If you’re one of the estimated 4 million students who graduated last May, you may be experiencing some not-so-fun, post-graduation consequences. For instance, 51 percent of college graduates owe about $13,000 in debt, and that’s not including student loans. We want you to be the exception, so we’ve devised a list of seven costly mistakes to avoid in your post-college career:

Deferring your student loans

Deferring your student loan allows you to temporarily stop making federal student loan payments or reduce your monthly payment amount. Sounds like a fantastic short-term solution, right? The truth is, the longer you defer the loan, the interest rate, depending on the loan type, will increase — meaning you’ll owe more money in the long-run. Not so great of an idea now, is it? Here are more tips on how to pay off your student loans fast.

Spending more than you should on rent

According to experts, 30 percent of your monthly income is what you should be spending on rent. Let’s do some math: if you make $30,000 annually, about $2,500 monthly before taxes, you should be spending $750 on rent. This is a very difficult issue to solve because rent is continuously increasing and income/job opportunities seem stagnant. 53 percent of college graduates plan on moving back in with their parents until they are financially stable.
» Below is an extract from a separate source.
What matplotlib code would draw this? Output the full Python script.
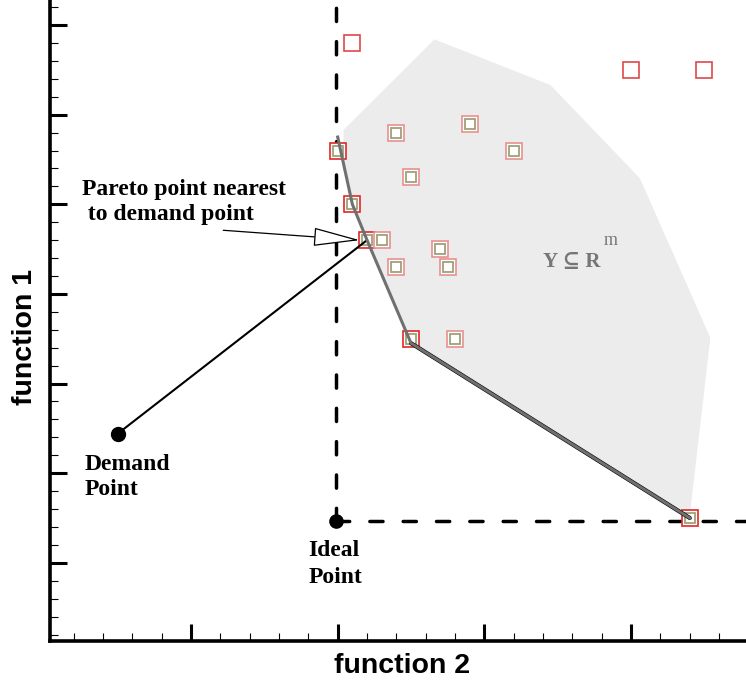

That’s nothing to feel ashamed about; post-graduation is your opportunity to successfully transition into being an adult.

Not budgeting your money

Where should you start? It seems like a daunting task. Instead of jumping in and guesstimating what you are spending, start with tracking. You should know where you’re spending your money (e.g. phone bill, groceries, gas, etc.). Once you determine your expenses, you can easily budget and make adjustments.

Having the “College” lifestyle

College was fun, but those late nights out are expensive. Not only do those evenings out affect your wallet and body, but also your ability to do much during the day. Focus more on jump-starting your career; not impressing your social circle with your karaoke skills on a Tuesday night. Your bank account will thank you.

Limiting Your Job Search

You refuse to accept, let alone, apply for a job that doesn’t fit your degree or passion. Unintentionally, you are limiting your career search, opportunity for growth, and income bracket. We are not saying to shoot low, just don’t limit yourself in the job market. The longer you wait for that dream job, the longer your bank account will dwindle.

Extravagant purchases

Do you REALLY want that iPhone 8? Instead, stick to the necessities and avoid the endless spending cycle. If you need a smart phone, keep the smart phone you have. You can save that money, use it later for a down payment on a car, help pay off that student loan, or go on a vacation. So many possibilities.


It seems like all of your friends are traveling around the world after college. And now you’ve been bitten by the travel bug, too. You could take out another loan on top of your existing debt, or ask your parents to foot the travel bill. Wait…did we establish that you’re an adult now? We want you to pay for a trip, without going into more debt. Instead of paying for a pricey plane ticket across the world, save that money and take a road trip to see your out-of-state buddy.